The compound interest calculator projects how a starting amount plus monthly contributions grows when returns earn returns. It compounds monthly — the schedule most savings and investment accounts actually use.

The formula

For the lump sum: FV = P × (1 + i)^n. For the monthly contributions: FV = PMT × ((1 + i)^n − 1) ÷ i — where i is the monthly rate (annual ÷ 12) and n the number of months. The calculator adds both streams together.

Worked example

$10,000 to start, $500 added monthly, 8% annual return, 20 years: the lump sum grows to about $49,000, while the $120,000 of contributions grows to roughly $294,000 — a total near $343,000, of which about $213,000 is growth. The later years dominate: more than half the growth arrives in the final third of the timeline. That is compounding’s whole argument for starting early.

How to read the result

Honest caveats: 8% is a long-run stock-market-like assumption, not a promise — real returns arrive lumpy, and inflation quietly eats 2-3% of purchasing power a year, so the “real” figure is smaller than the nominal one shown. Fees compound too: a 1% annual fee on this example costs tens of thousands over 20 years. To reverse-engineer a growth rate you’ve already achieved, use the CAGR calculator.

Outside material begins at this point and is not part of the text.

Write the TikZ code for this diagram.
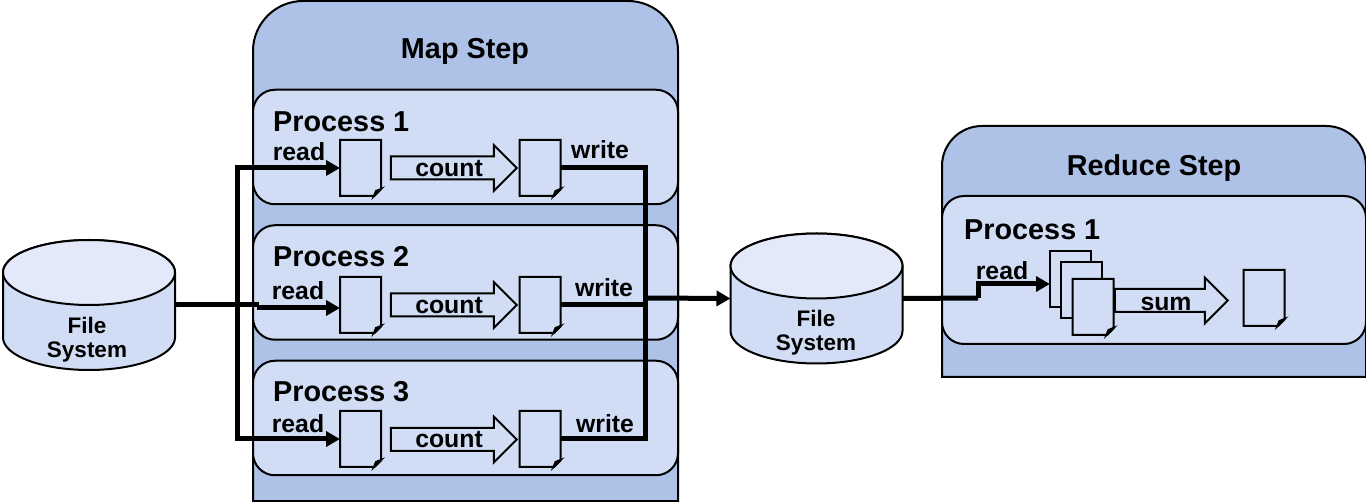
\documentclass[tikz,border=0pt]{standalone}
\usepackage{fontspec}
\setmainfont{Liberation Sans}
\usetikzlibrary{arrows.meta,shapes.arrows,shapes.misc}
\definecolor{stepfill}{HTML}{AEC2E8}
\definecolor{procfill}{HTML}{D1DDF4}
\definecolor{capfill}{HTML}{E3E9F8}
\tikzstyle{stepbox}=[draw=black,fill=stepfill,line width=2pt]
\tikzstyle{procbox}=[draw=black,fill=procfill,line width=2pt,rectangle,rounded corners=22pt,minimum width=425pt,minimum height=114.5pt,outer sep=0pt,inner sep=0pt]
\tikzstyle{docu}=[draw=black,fill=procfill,line width=2pt,chamfered rectangle,chamfered rectangle corners=south east,chamfered rectangle xsep=7pt,chamfered rectangle ysep=7pt,minimum width=41pt,minimum height=56pt,outer sep=0pt]
\tikzstyle{sheet}=[draw=black,fill=procfill,line width=2pt,rectangle,minimum width=41pt,minimum height=56pt,outer sep=0pt,inner sep=0pt]
\tikzstyle{bigarrow}=[draw=black,fill=procfill,line width=2pt,single arrow,single arrow tip angle=90,single arrow head extend=11.5pt,minimum height=126pt,inner xsep=0pt,inner ysep=10.5pt,outer sep=0pt]
\tikzstyle{disk}=[rectangle,minimum width=172pt,minimum height=130pt,outer sep=0pt,inner sep=0pt]
\tikzstyle{wire}=[line width=5pt,draw=black]
\tikzstyle{flow}=[wire,-{Triangle[length=14pt,width=15pt]}]
\tikzstyle{title}=[font=\fontsize{28.8}{32}\selectfont\bfseries,inner sep=0pt]
\tikzstyle{action}=[font=\fontsize{24.8}{28}\selectfont\bfseries,inner sep=0pt]
\tikzstyle{store}=[font=\fontsize{22.5}{24}\selectfont\bfseries,inner sep=0pt,align=center]
\newcommand{\fold}[1]{\draw[line width=2pt,fill=black!40] (#1.south -| #1.east) ++(-7,0) -- ++(2,-5) -- ++(5,-2) -- cycle;}
\newcommand{\diskbody}[1]{
\draw[line width=2pt,fill=procfill] (#1.north west) ++(0,32.5) -- ++(0,65) arc[start angle=180,end angle=360,x radius=86pt,y radius=32.5pt] -- ++(0,-65) arc[start angle=0,end angle=180,x radius=86pt,y radius=32.5pt] -- cycle;
\draw[line width=2pt,fill=capfill] (#1.north west) ++(0,32.5) arc[start angle=180,end angle=540,x radius=86pt,y radius=32.5pt] -- cycle;
}
\begin{document}
\begin{tikzpicture}[x=1pt,y=-1pt]
\useasboundingbox (0,0) rectangle (1366,502);
\draw[stepbox] (253,501) [rounded corners=50pt] -- (253,1) -- (678,1) [sharp corners] -- (678,501) -- cycle;
\draw[stepbox] (942,377) [rounded corners=40pt] -- (942,126) -- (1366,126) [sharp corners] -- (1366,377) -- cycle;
\node[title] (mapstep) at (465,51) {Map Step};
\node[title] (redstep) at (1154,168) {Reduce Step};
\node[procbox] (proc1) at (465.5,147) {};
\node[procbox] (proc2) at (465.5,282.5) {};
\node[procbox] (proc3) at (465.5,418) {};
\node[procbox,minimum width=424pt,minimum height=148pt] (proc4) at (1154,270) {};
\node[title,anchor=west] (name1) at (273,122) {Process 1};
\node[title,anchor=west] (name2) at (273,257) {Process 2};
\node[title,anchor=west] (name3) at (273,392) {Process 3};
\node[title,anchor=west] (name4) at (964,230) {Process 1};
\node[docu] (d1a) at (360.5,168) {};
\node[docu] (d1b) at (540,168) {};
\node[docu] (d2a) at (360.5,305) {};
\node[docu] (d2b) at (540,305) {};
\node[docu] (d3a) at (360.5,439) {};
\node[docu] (d3b) at (540,439) {};
\node[sheet] (d4a) at (1070.5,279.5) {};
\node[sheet] (d4b) at (1081.5,290.5) {};
\node[docu] (d4c) at (1093,307) {};
\node[docu] (d4d) at (1264,298) {};
\fold{d1a}
\fold{d1b}
\fold{d2a}
\fold{d2b}
\fold{d3a}
\fold{d3b}
\fold{d4c}
\fold{d4d}
\node[bigarrow] (cnt1) at (448,168) {};
\node[bigarrow] (cnt2) at (448,305) {};
\node[bigarrow] (cnt3) at (448,439.5) {};
\node[bigarrow,minimum height=113pt] (add1) at (1165.5,300.5) {};
\node[action] (cntlab1) at (449,169) {count};
\node[action] (cntlab2) at (449,306) {count};
\node[action] (cntlab3) at (449,440) {count};
\node[action] (addlab) at (1166,304) {sum};
\node[action] (rd1) at (299,152) {read};
\node[action] (rd2) at (298,291) {read};
\node[action] (rd3) at (298,424) {read};
\node[action] (rd4) at (1002,271) {read};
\node[action] (wr1) at (600,150) {write};
\node[action] (wr2) at (604,288) {write};
\node[action] (wr3) at (605,424) {write};
\node[disk] (fs1) at (89,305) {};
\node[disk] (fs2) at (816.5,298.5) {};
\diskbody{fs1}
\diskbody{fs2}
\node[store] (fslab1) at (87,340) {File\\System};
\node[store] (fslab2) at (816,333) {File\\System};
\coordinate (splitl) at (237,305);
\coordinate (jogl) at (259,305);
\coordinate (busr) at (645.5,298);
\coordinate (jogr) at (978,298);
\draw[wire] (fs1.east) -- (jogl);
\draw[flow] (jogl) |- ([yshift=-3pt]d2a.west);
\draw[flow] (splitl) |- (d1a.west);
\draw[flow] (splitl) |- (d3a.west);
\draw[wire] (d1b.east) -| (busr);
\draw[wire] (d3b.east) -| (busr);
\draw[wire] (d2b.east) -| (busr);
\draw[flow] (busr) -- (fs2.west);
\draw[wire] (fs2.east) -- (jogr);
\draw[flow] (jogr) |- ([yshift=-4.5pt]d4a.west);
\end{tikzpicture}
\end{document}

How often should interest compound?

This tool compounds monthly, matching most savings accounts and investment models. More frequent compounding helps, but the difference between monthly and daily is small.


What return rate should I assume?

Long-run equity returns have historically averaged 7-10% nominal; conservative planners use 5-7%. Guaranteed-rate products state theirs explicitly.


Does this account for inflation?

No — results are nominal. Subtract an assumed 2-3% from your return rate to see an approximate inflation-adjusted picture.


Lump sum now or monthly contributions?

Mathematically, money invested earlier compounds longer. But steady monthly investing builds the habit and smooths out market timing — most people should do both.